We can start by looking to the large amount of meteorites found in Oman and Antarctica. To get data for each of these entries, let us create a new country
column, which uses the longitude and latitude to deduct the corresponding country for every meteorite. We can do this by using the function maps::map.where()
. Since some countries are split in the format Country:part
, we will omit every part
from these names, such that we end up with just the country name. We can subsequently investigate the amounts by using data.table
’s .N
functionality (and let us ignore that Antarctica is not actually a country):
met[, country := map.where(database = 'world', reclong, reclat)]
met[, country := tstrsplit(country, ':')[1]]
counts <- met[country %in% c('Oman', 'Antarctica'), .N, by = c('country', 'fall')]
We obtain the following table for the meteorite counts:
country | fall | N |
---|---|---|
Antarctica | Found | 20159 |
Oman | Found | 2992 |
We can see that no meteorites have been seen falling, while over 20 000 and nearly 3000 meteorites have been found in Antarctica and Oman, respectively. If we do some research on these matters, we find that the reason for these high numbers are the meteorite searching expeditions which are organised in Oman and Antarctica because of the contrasting properties of the underlying sand and ice, which facilitates finding meteorites.
Following the same procedure, we find that in total about 1000 meteorites were seen falling globally, while over 30000 were found without previous sightings. Note that this considers only the filtered data, and some results might be lost in the meteorites with bad table entries. Considering that not all areas are equally suited for meteorite searches, a clear example for this is northern Russia, which is sparsely populated and provides too many contrasting elements to clearly distinguish a meteorite from its surroundings.

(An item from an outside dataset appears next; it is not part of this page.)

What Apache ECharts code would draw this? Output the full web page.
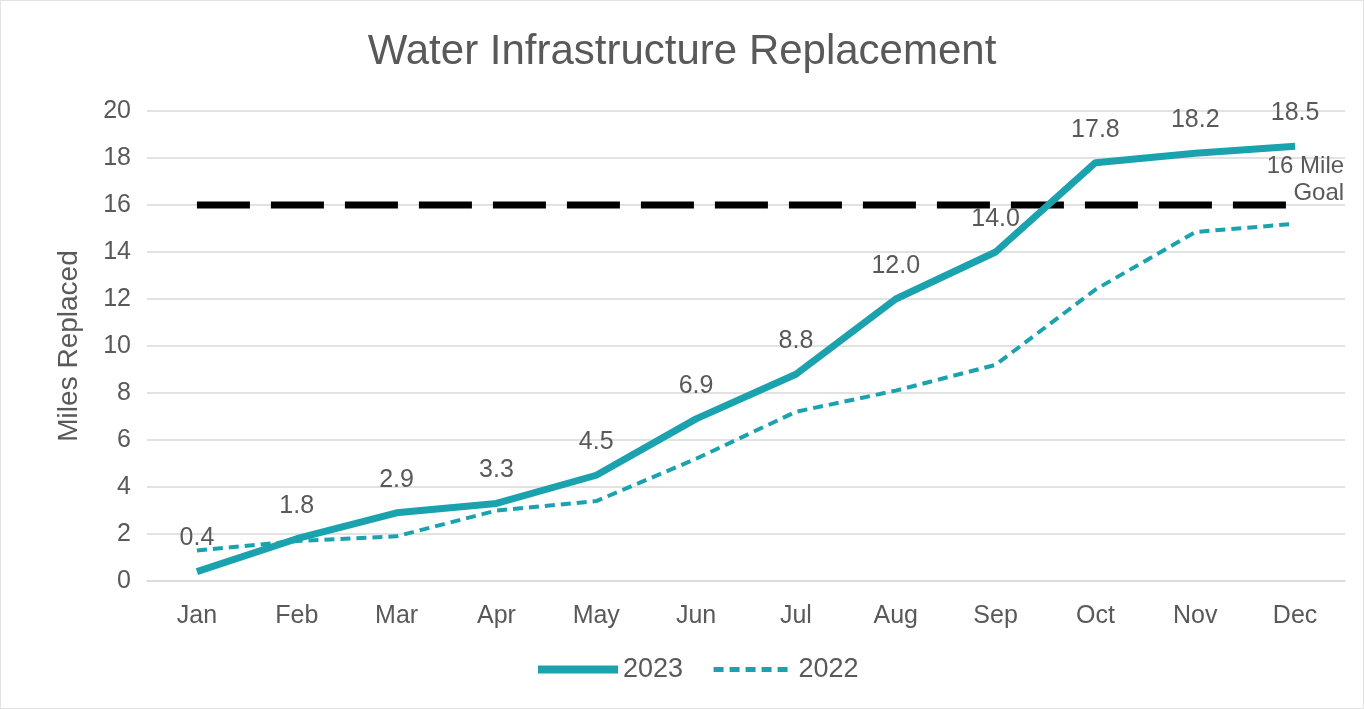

If a meteorite falls in a forest…
If we think about the meteorite sightings, we wonder if there is a correlation to the local population density. It will be hard to significantly compare actual population density to meteorite density since there are only around 1000 meteorites sighted, but there is sufficient data to give a first impression. Since we are not going to delve into full scientific proof, we can take some small artistic freedom to provide a nice data visualisation.
As you may know, leaflet
operates with a geographical tiles system. Besides the standard tiles provided by OpenStreetMap and the popular CartoDB tiles, NASA has also provided some tiles which prove to be interesting for our current visualisation. We will use the NASAGIBS.ViirsEarthAtNight2012
tiles. While I do not want to spoil the surprise, some information can be deducted from the name. We will now plot the meteorites where the fall
category equals “Fell”, again with the leaflet.extras::addHeatmap()
function.
leaflet(width = '100%') %>%
setView(lng = 10, lat = 20, zoom = 2) %>%
addProviderTiles(providers$NASAGIBS.ViirsEarthAtNight2012, options = providerTileOptions(minZoom = 2)) %>%
addHeatmap(data = met[fall == 'Fell'], lng = ~reclong, lat = ~reclat, blur = 25, radius = 10)
Conclusions
In a nightly view of Earth, one can deduct from present lighting the presence of population. We see on this image, that for places with more light, and thus arguably a lot of population, more meteorites have been seen falling. It has to be noted however that areas with less light are not necessarily more sparsely populated, however some link may be present, but development factors have to be taken into account as well. While this image therefore does not prove correlation between population density and meteorite sighting density, there clearly is a link between the presence of population and sightings of meteorites.